The Best Remastered Game of 2020

Not just another Demon’s Souls article!

Xbox Series S screenshot captured by the author.

e’re in the midst of a rare and exciting time for video game fans: new console launch season. One of the biggest new games is Demon’s Souls on the PS5. I totally get the hype around this re-release of 2009’s seminal PS3 classic…but it’s not my favorite remaster of the year for two very specific reasons.

First, PlayStation 5 availability has been a bit of a nightmare, and as a result I won’t be getting one till next year. Sony announced a specific day for pre-order openings…which most retailers then blithely ignored, instead deciding to open orders immediately. Chaos ensued. Since then, restocks have vanished in the blink of an eye, with many shoppers seeing nothing but crashed web pages or error messages.

Xbox Series S screenshot captured by the author.

Second, Demon’s Souls is more of a full-blown remake than a remaster. Sure, the developers at Bluepoint may have started out by getting the existing game code up and running, and the final gameplay design may be quite similar to the original game, but everything else is wildly different. The renderer is far more modern, the assets are completely new, most of the animations are entirely new, and the audio design is completely re-done. I do like that the original voice actors were called back into the booth to voice their lines again. That’s a brilliant touch that most companies wouldn’t have bothered with.

Still, that love and care makes Demon’s Souls an archival-quality museum restoration, as opposed to the light-to-modest update usually associated with a “remaster.” Gamers are often lucky to get anything more than a simple resolution bump with most remasters, let alone the full years-long redevelopment effort that went into Demon’s Souls.

Xbox Series S screenshot captured by the author.

Fortunately, there’s another game that quietly came out earlier this year which perfectly exemplifies everything a remaster can be. That game is Saints Row The Third Remastered.

This new version of Volition’s breakout 2011 hit was spearheaded by Sperasoft, a contract development house with a long list of art and coding credits to its name. Saints Row The Third had a competent PC version back at release. They could have just ported this over to modern consoles with higher resolution options and called it a day.

The game is now bathed in wonderful screen space reflections. Xbox Series S screenshot captured by the author.

Instead, Sperasoft completely reworked the rendering system, and retouched most of the art assets in the game with higher resolution models and additional texture detail. The result is a game that has identical gameplay, level design, sound work, and animation to the original release from 2011, but rendering effects and visuals more in line with what people expect in 2020.

It’s wonderful to see this game with physically-based rendering and realistic-looking materials still retain the funky semi-cartoon art style and over-the-top gameplay of the 2011 original. The lighting is the standout feature here, bathing the world in sumptuous volumetric ambience during the day, and giving the night an enhanced level of mystery and edge thanks to a much higher contrast. It’s shocking how different and new the game looks.

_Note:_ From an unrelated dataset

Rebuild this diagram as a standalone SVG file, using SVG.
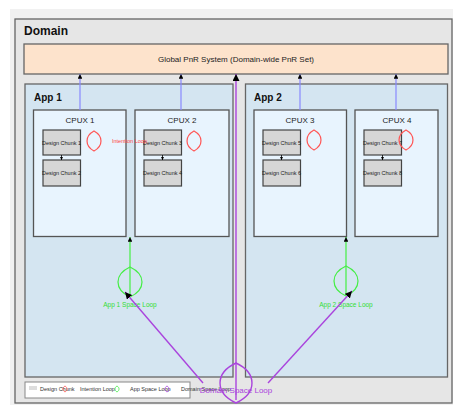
<svg xmlns="http://www.w3.org/2000/svg" width="453" height="405" viewBox="0 0 453 405">
<defs>
<style>
text{font-family:"Liberation Sans",Arial,sans-serif}
.box{stroke:#666;stroke-width:1.3}
.cpux{fill:#e8f4fe;stroke:#555;stroke-width:1.3}
.chunk{fill:#d6d6d6;stroke:#444;stroke-width:1.2}
.ct{font-size:5.5px;fill:#222;text-anchor:middle}
.cl{font-size:8px;fill:#222;text-anchor:middle}
.app{font-size:10px;font-weight:bold;fill:#111}
.blue{stroke:#8888ff;stroke-width:1.2;fill:none}
.red{stroke:#ff5555;stroke-width:1.2;fill:none}
.green{stroke:#44ee44;stroke-width:1.2;fill:none}
.purple{stroke:#aa44dd;stroke-width:1.4;fill:none}
.lg{font-size:5.5px;fill:#333}
</style>
<marker id="ah" viewBox="0 0 6 6" refX="6" refY="3" markerWidth="4" markerHeight="4" orient="auto"><path d="M0,0L6,3L0,6Z" fill="#000"/></marker>
<marker id="ahL" viewBox="0 0 6 6" refX="6" refY="3" markerWidth="5" markerHeight="5" orient="auto"><path d="M0,0L6,3L0,6Z" fill="#000"/></marker>
</defs>
<rect x="0" y="0" width="453" height="405" fill="#fff"/>
<rect x="10" y="9" width="443" height="396" fill="#f1f1f1"/>
<g id="domain">
<rect x="15" y="19" width="437" height="384" fill="#e6e6e6" class="box"/>
<text x="24" y="35" font-size="12" font-weight="bold" fill="#111">Domain</text>
</g>
<g id="pnr">
<rect x="24" y="44" width="424" height="30" fill="#fde3cc" class="box"/>
<text x="236" y="62" font-size="8" fill="#222" text-anchor="middle">Global PnR System (Domain-wide PnR Set)</text>
</g>
<g id="app1">
<rect x="25" y="84" width="208" height="293" fill="#d4e5f1" class="box"/>
<text x="34" y="101" class="app">App 1</text>
</g>
<g id="app2">
<rect x="245.5" y="84" width="202" height="293" fill="#d4e5f1" class="box"/>
<text x="254" y="101" class="app">App 2</text>
</g>
<g id="cpux1"><rect x="33.5" y="110" width="92.5" height="126.5" class="cpux"/><text x="80" y="123" class="cl">CPUX 1</text></g>
<g id="cpux2"><rect x="135" y="110" width="94" height="126.5" class="cpux"/><text x="182" y="123" class="cl">CPUX 2</text></g>
<g id="cpux3"><rect x="254" y="110" width="92.5" height="126.5" class="cpux"/><text x="300" y="123" class="cl">CPUX 3</text></g>
<g id="cpux4"><rect x="355" y="110" width="83" height="126.5" class="cpux"/><text x="397" y="123" class="cl">CPUX 4</text></g>
<g id="chunk1"><rect x="43" y="130" width="37.5" height="25" class="chunk"/><text x="61.5" y="145" class="ct">Design Chunk 1</text></g>
<g id="chunk2"><rect x="43" y="160" width="37.5" height="26" class="chunk"/><text x="61.5" y="175" class="ct">Design Chunk 2</text></g>
<g id="chunk3"><rect x="144" y="130" width="37.5" height="25" class="chunk"/><text x="162.5" y="145" class="ct">Design Chunk 3</text></g>
<g id="chunk4"><rect x="144" y="160" width="37.5" height="26" class="chunk"/><text x="162.5" y="175" class="ct">Design Chunk 4</text></g>
<g id="chunk5"><rect x="263" y="130" width="37.5" height="25" class="chunk"/><text x="281.5" y="145" class="ct">Design Chunk 5</text></g>
<g id="chunk6"><rect x="263" y="160" width="37.5" height="26" class="chunk"/><text x="281.5" y="175" class="ct">Design Chunk 6</text></g>
<g id="chunk7"><rect x="364" y="130" width="37.5" height="25" class="chunk"/><text x="382.5" y="145" class="ct">Design Chunk 7</text></g>
<g id="chunk8"><rect x="364" y="160" width="37.5" height="26" class="chunk"/><text x="382.5" y="175" class="ct">Design Chunk 8</text></g>
<g id="intention-loops">
<path class="red" d="M94,131 C103.3,136 103.3,146 94,151 C84.7,146 84.7,136 94,131Z"/>
<path class="red" d="M194,131 C203.3,136 203.3,146 194,151 C184.7,146 184.7,136 194,131Z"/>
<path class="red" d="M314,130 C323.3,135 323.3,145 314,150 C304.7,145 304.7,135 314,130Z"/>
<path class="red" d="M406,130 C415.3,135 415.3,145 406,150 C396.7,145 396.7,135 406,130Z"/>
<text x="112" y="143" font-size="5.5" fill="#ff4444">Intention Loop</text>
</g>
<g id="app-loops">
<path class="green" d="M130,267 C146,274.5 146,289.5 130,297 C114,289.5 114,274.5 130,267Z"/>
<path class="green" d="M346,266 C362,273.5 362,288.5 346,296 C330,288.5 330,273.5 346,266Z"/>
<text x="130" y="307" font-size="6.5" fill="#33dd33" text-anchor="middle">App 1 Space Loop</text>
<text x="346" y="307" font-size="6.5" fill="#33dd33" text-anchor="middle">App 2 Space Loop</text>
</g>
<g id="connectors">
<line class="blue" x1="80" y1="110" x2="80" y2="74" marker-end="url(#ah)"/>
<line class="blue" x1="181" y1="110" x2="181" y2="74" marker-end="url(#ah)"/>
<line class="blue" x1="300" y1="110" x2="300" y2="74" marker-end="url(#ah)"/>
<line class="blue" x1="396" y1="110" x2="396" y2="74" marker-end="url(#ah)"/>
<line x1="61.5" y1="155" x2="61.5" y2="160" stroke="#000" stroke-width="0.8" marker-end="url(#ah)"/>
<line x1="162.5" y1="155" x2="162.5" y2="160" stroke="#000" stroke-width="0.8" marker-end="url(#ah)"/>
<line x1="281.5" y1="155" x2="281.5" y2="160" stroke="#000" stroke-width="0.8" marker-end="url(#ah)"/>
<line x1="382.5" y1="155" x2="382.5" y2="160" stroke="#000" stroke-width="0.8" marker-end="url(#ah)"/>
<line class="green" x1="130" y1="295" x2="130" y2="237" marker-end="url(#ah)"/>
<line class="green" x1="346" y1="295" x2="346" y2="237" marker-end="url(#ah)"/>
<line class="purple" x1="236" y1="400" x2="236" y2="74" marker-end="url(#ahL)"/>
<line class="purple" x1="203" y1="383" x2="125" y2="292" marker-end="url(#ahL)"/>
<line class="purple" x1="268" y1="383" x2="352" y2="291" marker-end="url(#ahL)"/>
</g>
<g id="legend">
<rect x="25" y="382" width="165" height="16" fill="#fff" stroke="#888" stroke-width="1"/>
<rect x="29" y="386" width="8" height="4" fill="#ddd"/>
<text x="40" y="391" class="lg">Design Chunk</text>
<path d="M65,386 C67.7,387.5 67.7,390.5 65,392 C62.3,390.5 62.3,387.5 65,386Z" stroke="#ff5555" stroke-width="0.8" fill="none"/>
<text x="80" y="391" class="lg">Intention Loop</text>
<path d="M117,386 C119.7,387.5 119.7,390.5 117,392 C114.3,390.5 114.3,387.5 117,386Z" stroke="#44ee44" stroke-width="0.8" fill="none"/>
<text x="130" y="391" class="lg">App Space Loop</text>
<path d="M167,386 C169.7,387.5 169.7,390.5 167,392 C164.3,390.5 164.3,387.5 167,386Z" stroke="#aa44dd" stroke-width="0.8" fill="none"/>
<text x="181" y="391" class="lg">Domain Space Loop</text>
</g>
<g id="domain-loop">
<path class="purple" d="M236,363 C257.3,373 257.3,393 236,403 C214.7,393 214.7,373 236,363Z"/>
<text x="236" y="393" font-size="8" fill="#aa44dd" text-anchor="middle">Domain Space Loop</text>
</g>
</svg>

Xbox Series S screenshot taken by the author.

Although the game doesn’t have a specific enhancement patch for the new consoles, Sperasoft also had the foresight to include an option to remove the 30 FPS cap and go for 60 instead. This didn’t work out too well on my old Xbox, but on the Series S the game runs at a locked smooth framerate in this mode.

Thanks to this beautiful update, Saints Row The Third is just as fun now as it was in 2011, combining competent third person action gameplay with a nonsense story that has some of gaming’s funniest, weirdest moments. The only thing here that doesn’t feel that modern is the overall mission structure. The game repeats Saints Row’s usual trick of locking away main mission progression behind side missions. Further, many of the main missions aren’t actually bespoke designs, but are instead used to introduce basic defense or escort mechanics that are then replicated across several of the side activities.

Xbox Series S screenshot taken by the author.

Still, this is the best game in the Saints Row franchise, and thanks to this remaster, it’s also now the best-looking one…at least until the announced new sequel comes out. In an ideal world, this game will perform well enough that Sperasoft will get to work their magic on the other three entries to remaster the complete tale…but if they had to pick just one, they absolutely picked the right one.

I can only think of a couple other remasters that have attempted this level of upgrade without being full-blown remakes, and I don’t think any of them have been quite as good. BioShock Remastered overhauled the lighting and changed out numerous assets, and while I thought it was fine, it didn’t have the same level of visual majesty as the Saints Row remaster. Batman: Return to Arkham made piecemeal changes to many of the graphical elements, but seemed to lack clear art direction, and it polarized fans as a result.

Xbox Series S screenshot taken by the author.

Saints Row The Third Remastered sets a new standard that all remasters should aspire to. The Xbox Series consoles and PS5 have backwards compatibility modes that essentially accomplish the performance bumps that old remasters used to tout as features. I’m hopeful this will push game companies to try harder than just re-releasing old games in 4k. I’m looking at you with hope, upcoming Mass Effect remaster.

Saints Row clearly had a more modest budget than a full remake like Demon’s Souls, but its visual impact is almost as huge. It’s wonderful to play this madcap game again and have it feel like a new release.